Na verdade, até o último instante, 2020 não nos deu trégua. Meu padrinho foi internado logo após o natal. Está bem, estável, só precisando tomar oxigênio. Mas o susto - em cima de todos os outros que aconteceram ao longo dos meses passados - foi grande.
Meu principal consolo nesses tempos foi que meus pais estavam em casa comigo. E que tivemos muito tempo para estarmos juntos - para compartilhar maratonas de séries com o pai e rezar novenas com a mãe (há um estranho conforto na repetição de rituais). Coisas que em tempos normais talvez não tivéssemos feito, cada um no seu quadrado, vidrado em sua própria tela.

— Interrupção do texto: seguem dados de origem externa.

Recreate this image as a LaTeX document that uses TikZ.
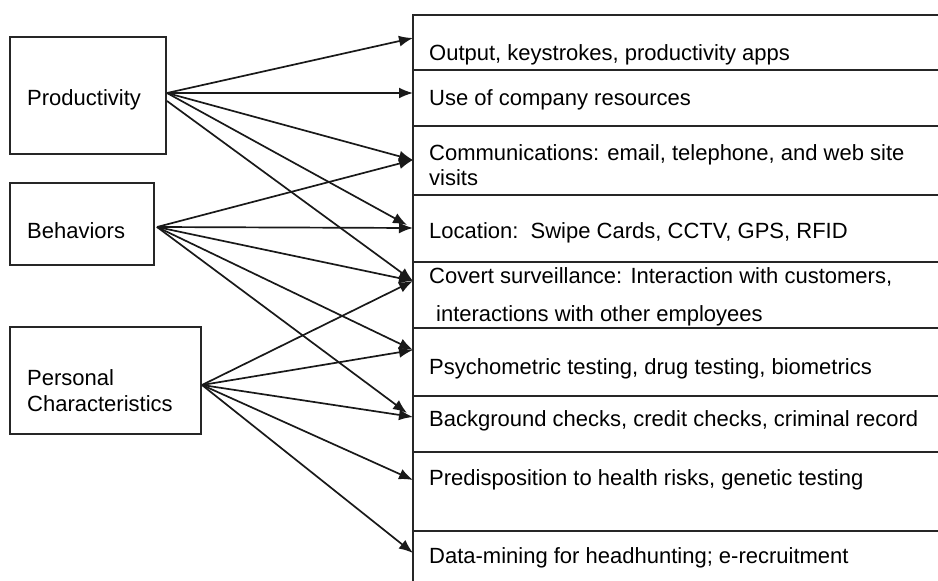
\documentclass[tikz,border=0pt]{standalone}
\usepackage{fontspec}
\setmainfont{Liberation Sans}
\usetikzlibrary{arrows.meta}
\begin{document}
\begin{tikzpicture}[x=1pt,y=-1pt,
  boxline/.style={line width=1.7pt, draw=black!85},
  lbl/.style={anchor=base west, inner sep=0pt, font=\fontsize{22}{26}\selectfont, text=black},
  conn/.style={line width=1.7pt, draw=black!90, -{Latex[length=14pt,width=11pt]}}
]
\useasboundingbox (0,0) rectangle (938,581);

% left boxes
\node[boxline, draw, minimum width=156pt, minimum height=117pt, inner sep=0pt] (prodbox) at (88,95.5) {};
\node[boxline, draw, minimum width=144pt, minimum height=82pt, inner sep=0pt] (behbox) at (82,224) {};
\node[boxline, draw, minimum width=191pt, minimum height=107pt, inner sep=0pt] (persbox) at (105.5,380.5) {};

\node[lbl] (prodtxt) at (27,105) {Productivity};
\node[lbl] (behtxt) at (27,238) {Behaviors};
\node[lbl] (perstxt1) at (27,385) {Personal};
\node[lbl] (perstxt2) at (27,411) {Characteristics};

% right column frame
\draw[boxline] (938,15) -- (413,15) -- (413,581);
\foreach \yy in {70,126,195,262,328,396,452,531}
  \draw[boxline] (413,\yy) -- (938,\yy);

% right labels
\node[lbl] (out) at (429,60) {Output, keystrokes, productivity apps};
\node[lbl] (use) at (429,105) {Use of company resources};
\node[lbl] (com1) at (429,160) {Communications: email, telephone, and web site};
\node[lbl] (com2) at (429,185) {visits};
\node[lbl] (loc) at (429,238) {Location:\ \ Swipe Cards, CCTV, GPS, RFID};
\node[lbl] (cov1) at (429,283) {Covert surveillance: Interaction with customers,};
\node[lbl] (cov2) at (436,321) {interactions with other employees};
\node[lbl] (psy) at (429,374) {Psychometric testing, drug testing, biometrics};
\node[lbl] (bck) at (429,426) {Background checks, credit checks, criminal record};
\node[lbl] (pre) at (429,485) {Predisposition to health risks, genetic testing};
\node[lbl] (dat) at (429,563) {Data-mining for headhunting; e-recruitment};

% source points
\coordinate (sP) at (167,93);
\coordinate (sP2) at (167,101);
\coordinate (sB) at (157,227);
\coordinate (sC) at (202,385);

% target points
\coordinate (tOut) at (413,38);
\coordinate (tUse) at (413,93);
\coordinate (tCom) at (413,160);
\coordinate (tLoc) at (413,228);
\coordinate (tLocA) at (407,225);
\coordinate (tCov) at (413,281);
\coordinate (tPsy) at (413,350);
\coordinate (tBck) at (413,417);
\coordinate (tBckA) at (407,413);
\coordinate (tPre) at (413,480);
\coordinate (tDat) at (413,553);

% Productivity
\draw[conn] (sP) -- (tOut);
\draw[conn] (sP) -- (tUse);
\draw[conn] (sP) -- (tCom);
\draw[conn] (sP) -- (tLocA);
\draw[conn] (sP2) -- (tCov);
% Behaviors
\draw[conn] (sB) -- (tCom);
\draw[conn] (sB) -- (tLoc);
\draw[conn] (sB) -- (tCov);
\draw[conn] (sB) -- (tPsy);
\draw[conn] (sB) -- (tBckA);
% Personal Characteristics
\draw[conn] (sC) -- (tCov);
\draw[conn] (sC) -- (tPsy);
\draw[conn] (sC) -- (tBck);
\draw[conn] (sC) -- (tPre);
\draw[conn] (sC) -- (tDat);
\end{tikzpicture}
\end{document}
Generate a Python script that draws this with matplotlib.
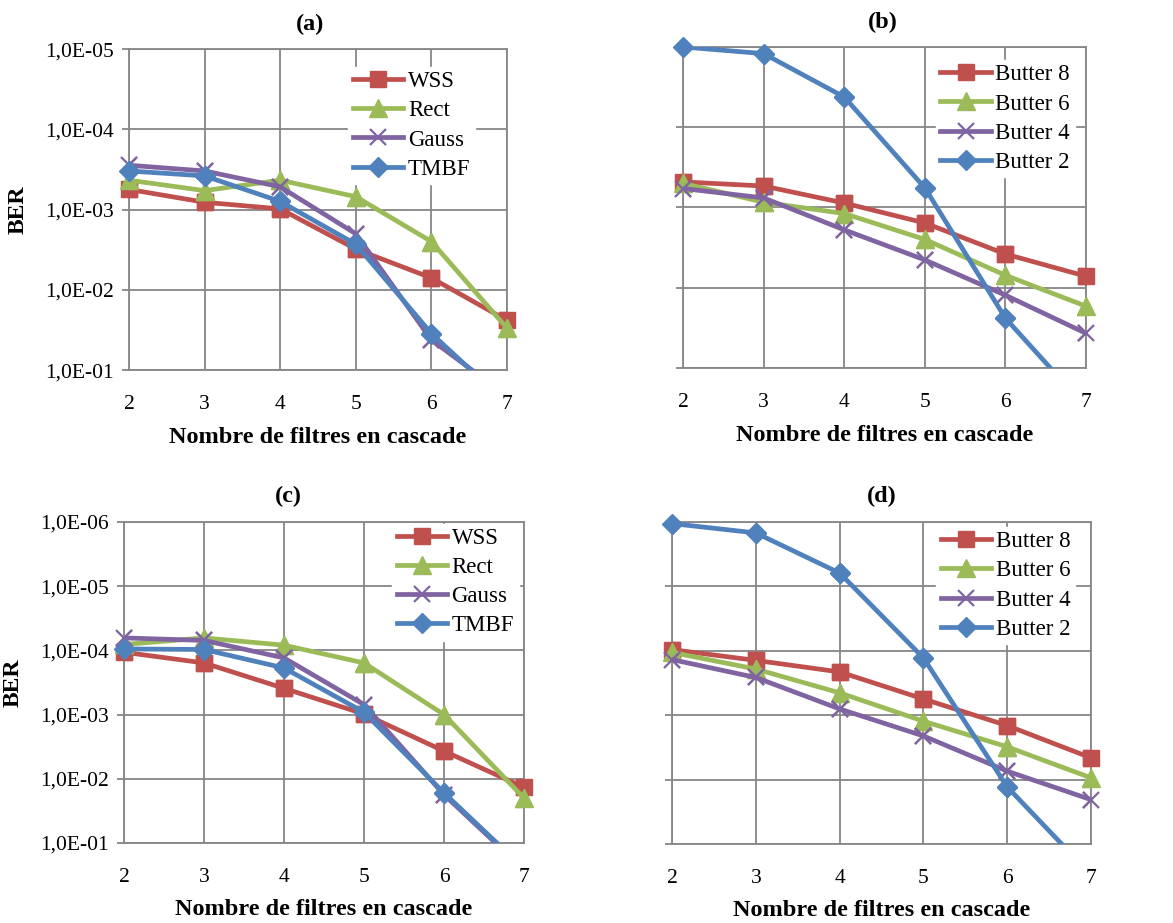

Se bem que, deve-se dizer, as telas e telinhas foram nossa salvação esse ano, permitindo que continuássemos conectados com parentes, amigos, entes queridos. O fato de estarmos distantes não significa que nos fizemos ausentes.
Os livros também foram uma fonte de conforto - e um santuário -: foram várias releituras e uma maior procura por finais felizes. Como bem disse Lewis, parafraseando Tolkien, quem costuma se preocupar com fugas são carcereiros; e o escapismo de se perder entre as páginas de uma boa história não significa que elas não possam nos render bons momentos de reflexão e empatia, para além de entretenimento (mas o puro entretenimento também é válido!).
Dito tudo isso… que venha 2021. Venha com mais paz, mais saúde, mais solidariedade, mais tolerância, mais verdade, mais ciência, mais responsabilidade, mais esperança, com a possibilidade de reencontros, de abraços, de uma boa farra. Amanhã ainda tem a retrospectiva literária. De resto… até ano que vem, pessoal!